Midlife Crisis ahoy. Manson’s right smack in the midst of one. We just know it. And here are the reasons why:

He’s traded in his hot, burlesque dancing wife (whom he spent a good six years chasing after) for a younger, blonder model. From thiry-four year old Dita Von Teese to nineteen year old Evan Rachael Wood. Nineteen. That’s a fifteen year jump in dates. Dita filed for divorce in December, saying he partied too much…or something…but it looks like he was just doing the dirty on her and humping a teenager, while she was sitting around in giant martini glasses.

Not that Evan Rachael Wood isn’t creepy enough on her own, anyway. Does anyone remember her in that god-awful, ten-minute long Green Day video? What WAS she thinking? Somehow, I think, that is going to be the question that haunts her career – “ohmygod, what WAS she thinking?”

She’s attractive enough. Talented, even. So why Manson?

Why? Lets face it, she could do so much better than some middle-aged pseudo-goth whose art, quite frankly, is terrible (see photo at right). Unless she couldn’t. Now, there’s an unsettling thought. Maybe there just aren’t enough sexy men for a kinky nineteen year old in Hollywood.

Luckily, though, Manson loves hot teenage pussy. Little Rachael will be getting it goth-style. And she’s not the only one. Rumour has it that Manson recently shot up Angelina Jolie with heroin (well, according to, anyway).

In-between picking up her rainbow family, Jolie apparently has succumbed to the lure of the M-man. Perhaps Brad Pitt wasn’t her type after all. Not hot or rich enough. Obviously.

Manson’s makeup stylings maybe were just too much for her to resist…he looked at her, with those bedroom eyes, and, BAM! Junked-up sex. Just wait, soon Maddox, Zahara, Shiloh and the new one (whose name we can’t remember) will have a freaky looking half-Manson sibling.

Now, Mr. Manson has always been a particularly marketing-savvy kind of guy. To have all these scandals emerge when we have heard literally nothing from him for aaages – right at the time when his new album is due out? Highly suspicious. As the old adage goes, there’s no such thing as bad publicity. Could this all just be a ploy to get our attention? A strategy to make money from scandal? Could Dita be waiting in the wings, laughing her head off, as we all pre-order the new album, ‘Eat-Me Drink-Me’?

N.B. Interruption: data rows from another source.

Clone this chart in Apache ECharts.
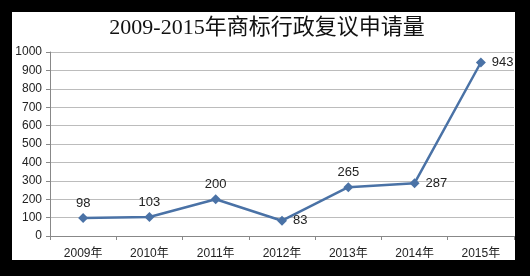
<!DOCTYPE html>
<html><head><meta charset="utf-8">
<script src="https://cdn.jsdelivr.net/npm/echarts@6/dist/echarts.min.js"></script>
<style>html,body{margin:0;padding:0;background:#000}#c{width:530px;height:276px}</style>
</head><body><div id="c"></div>
<script>
var titleText = '2009-2015年商标行政复议申请量';
var categories = ['2009年','2010年','2011年','2012年','2013年','2014年','2015年'];
var values = [98, 103, 200, 83, 265, 287, 943];
var labelPos = ['top','top','top','right','top','right','right'];

var chart = echarts.init(document.getElementById('c'), null, {renderer:'canvas'});
chart.setOption({
  backgroundColor: '#000',
  animation: false,
  graphic: [{type:'rect', z:-10, shape:{x:12,y:12,width:503,height:248}, style:{fill:'#fff'}}],
  title: {text: titleText, left: 262, textAlign:'center', top: 12,
    textStyle:{fontFamily:'"Liberation Serif","DejaVu Serif","Noto Sans CJK SC",serif', fontSize:22, fontWeight:'normal', color:'#111'}},
  grid: {left:50, right:16, top:52, bottom:40},
  xAxis: {type:'category', data: categories, boundaryGap:true,
    axisLine:{lineStyle:{color:'#888'}}, axisTick:{show:true, length:4, lineStyle:{color:'#888'}},
    axisLabel:{color:'#222', fontSize:12, margin:12, fontFamily:'"Liberation Sans","Noto Sans CJK SC",sans-serif'}},
  yAxis: {type:'value', min:0, max:1000, interval:100,
    axisLine:{show:true, lineStyle:{color:'#888'}}, axisTick:{show:true, length:4, lineStyle:{color:'#888'}},
    splitLine:{lineStyle:{color:'#bcbcbc'}},
    axisLabel:{color:'#222', fontSize:12, margin:8, fontFamily:'"Liberation Sans",sans-serif', formatter:function(v){return String(v);}}},
  series: [{type:'line', data: values.map(function(v,i){return {value:v, label:{position:labelPos[i], distance: labelPos[i]==='top'?3:6}};}),
    symbol:'diamond', symbolSize:10,
    lineStyle:{color:'#4a72a6', width:2.5}, itemStyle:{color:'#4a72a6'},
    label:{show:true, color:'#222', fontSize:13, fontFamily:'"Liberation Sans",sans-serif'}}]
});
</script></body></html>
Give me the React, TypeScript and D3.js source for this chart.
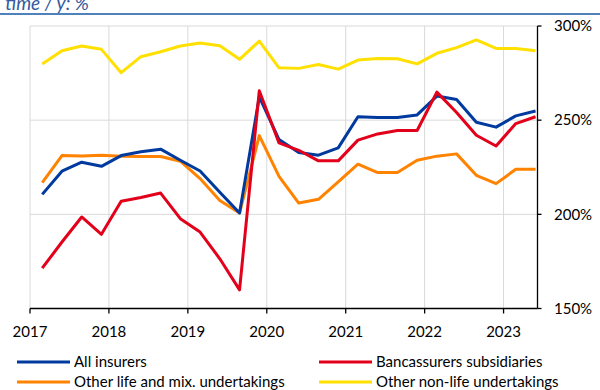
import React from "react";
import * as d3 from "d3";

const quarters = [
  "2017Q1","2017Q2","2017Q3","2017Q4","2018Q1","2018Q2","2018Q3","2018Q4",
  "2019Q1","2019Q2","2019Q3","2019Q4","2020Q1","2020Q2","2020Q3","2020Q4",
  "2021Q1","2021Q2","2021Q3","2021Q4","2022Q1","2022Q2","2022Q3","2022Q4",
  "2023Q1","2023Q2",
];

const allInsurers = [
  210.6, 222.9, 227.7, 225.5, 231.2, 233.2, 234.6, 228.7, 223.0, 211.7,
  200.7, 262.4, 239.7, 232.8, 231.4, 235.3, 251.8, 251.4, 251.4, 252.8,
  262.8, 261.0, 248.9, 246.3, 252.3, 254.9,
];
const bancassurers = [
  171.4, 185.3, 198.6, 189.4, 206.9, 208.9, 211.3, 197.7, 190.6, 176.4,
  159.9, 265.6, 237.9, 234.0, 228.4, 228.4, 239.4, 242.7, 244.5, 244.5,
  264.9, 254.1, 242.0, 236.3, 248.2, 251.8,
];
const otherLife = [
  216.8, 231.2, 231.0, 231.4, 230.9, 230.7, 230.7, 228.2, 219.0, 207.4,
  200.7, 241.8, 220.2, 206.0, 208.0, 217.2, 226.6, 222.2, 222.2, 228.7,
  230.9, 232.1, 220.7, 216.3, 223.9, 223.9,
];
const otherNonLife = [
  279.8, 286.9, 289.4, 287.6, 275.2, 283.7, 286.3, 289.4, 291.0, 289.5,
  282.3, 292.0, 277.8, 277.5, 279.6, 277.1, 281.9, 282.8, 282.6, 279.9,
  285.5, 288.5, 292.6, 288.1, 288.1, 286.9,
];

const yearTicks = [2017, 2018, 2019, 2020, 2021, 2022, 2023];
const yTicks = [150, 200, 250, 300];

const seriesNames = [
  "All insurers",
  "Bancassurers subsidiaries",
  "Other life and mix. undertakings",
  "Other non-life undertakings",
];
const seriesColors = ["#003a9e", "#e3001b", "#ff8300", "#ffe000"];
const seriesValues = [allInsurers, bancassurers, otherLife, otherNonLife];
const drawOrder = [3, 2, 0, 1];

const titleText = "time / y: %";

const FONT = "Lato, 'Open Sans', sans-serif";

function qToTime(q: string): number {
  const y = +q.slice(0, 4);
  const n = +q.slice(5);
  return y + (n - 1) * 0.25 + 0.155;
}

export default function App() {
  const W = 600;
  const H = 390;
  const left = 30;
  const right = 537.5;
  const top = 26;
  const bottom = 308.5;

  const x = d3.scaleLinear().domain([2017, 2023.43]).range([left, right]);
  const y = d3.scaleLinear().domain([150, 300]).range([bottom, top]);

  const line = d3
    .line<number>()
    .x((_, i) => x(qToTime(quarters[i])))
    .y((d) => y(d));

  const legendItems = [
    { i: 0, lx: 17, ly: 362 },
    { i: 1, lx: 319, ly: 362 },
    { i: 2, lx: 17, ly: 382 },
    { i: 3, lx: 319, ly: 382 },
  ];

  return (
    <div style={{ position: "absolute", left: 0, top: 0 }}>
      <svg width={W} height={H} style={{ display: "block", background: "#fff" }}>
        <text
          x={89}
          y={10}
          textAnchor="end"
          fontFamily={FONT}
          fontStyle="italic"
          fontSize={19}
          fill="#3559a0"
        >
          {titleText}
        </text>
        <line x1={0} x2={W} y1={14} y2={14} stroke="#4f81bd" strokeWidth={2} />

        {/* gridlines */}
        {yearTicks.map((t) => (
          <line
            key={"vg" + t}
            x1={x(t)}
            x2={x(t)}
            y1={top}
            y2={bottom}
            stroke="#d9d9d9"
            strokeWidth={1}
          />
        ))}
        {yTicks.filter((v) => v > 150).map((v) => (
          <line
            key={"hg" + v}
            x1={left}
            x2={right}
            y1={y(v)}
            y2={y(v)}
            stroke="#d9d9d9"
            strokeWidth={1}
          />
        ))}

        {/* series */}
        {drawOrder.map((i) => (
          <path
            key={"s" + i}
            d={line(seriesValues[i]) || ""}
            fill="none"
            stroke={seriesColors[i]}
            strokeWidth={3}
            strokeLinejoin="round"
          />
        ))}

        {/* x axis */}
        <line x1={left} x2={right} y1={bottom} y2={bottom} stroke="#000" strokeWidth={1.3} />
        {yearTicks.map((t) => (
          <g key={"xt" + t}>
            <line x1={x(t)} x2={x(t)} y1={bottom} y2={bottom + 5} stroke="#000" strokeWidth={1.3} />
            <text
              x={x(t)}
              y={bottom + 28}
              textAnchor="middle"
              fontFamily={FONT}
              fontSize={15}
              fill="#000"
            >
              {t}
            </text>
          </g>
        ))}

        {/* right y axis */}
        <line x1={right} x2={right} y1={top} y2={bottom} stroke="#000" strokeWidth={1.3} />
        {yTicks.map((v) => (
          <g key={"yt" + v}>
            <line x1={right} x2={right + 4} y1={y(v)} y2={y(v)} stroke="#000" strokeWidth={1.3} />
            <text
              x={554}
              y={y(v)}
              dy="0.35em"
              fontFamily={FONT}
              fontSize={15}
              fill="#000"
            >
              {v}%
            </text>
          </g>
        ))}

        {/* legend */}
        {legendItems.map((it) => (
          <g key={"lg" + it.i}>
            <line
              x1={it.lx}
              x2={it.lx + 53}
              y1={it.ly}
              y2={it.ly}
              stroke={seriesColors[it.i]}
              strokeWidth={3}
            />
            <text
              x={it.lx + 57}
              y={it.ly}
              dy="0.35em"
              fontFamily={FONT}
              fontSize={15}
              fill="#000"
            >
              {seriesNames[it.i]}
            </text>
          </g>
        ))}
      </svg>
    </div>
  );
}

Or is Marilyn Manson just making money from his own mid-life crisis? By using it as a publicity stunt, he’s turned himself into a very newsworthy event – drugs, sex, cradle-snatching, cheating, high-$ divorces and celebrities – it doesn’t get much juicier than this. The media are having a field day. Especially the bloggers – which is where we, of course, got all of our very credible information from.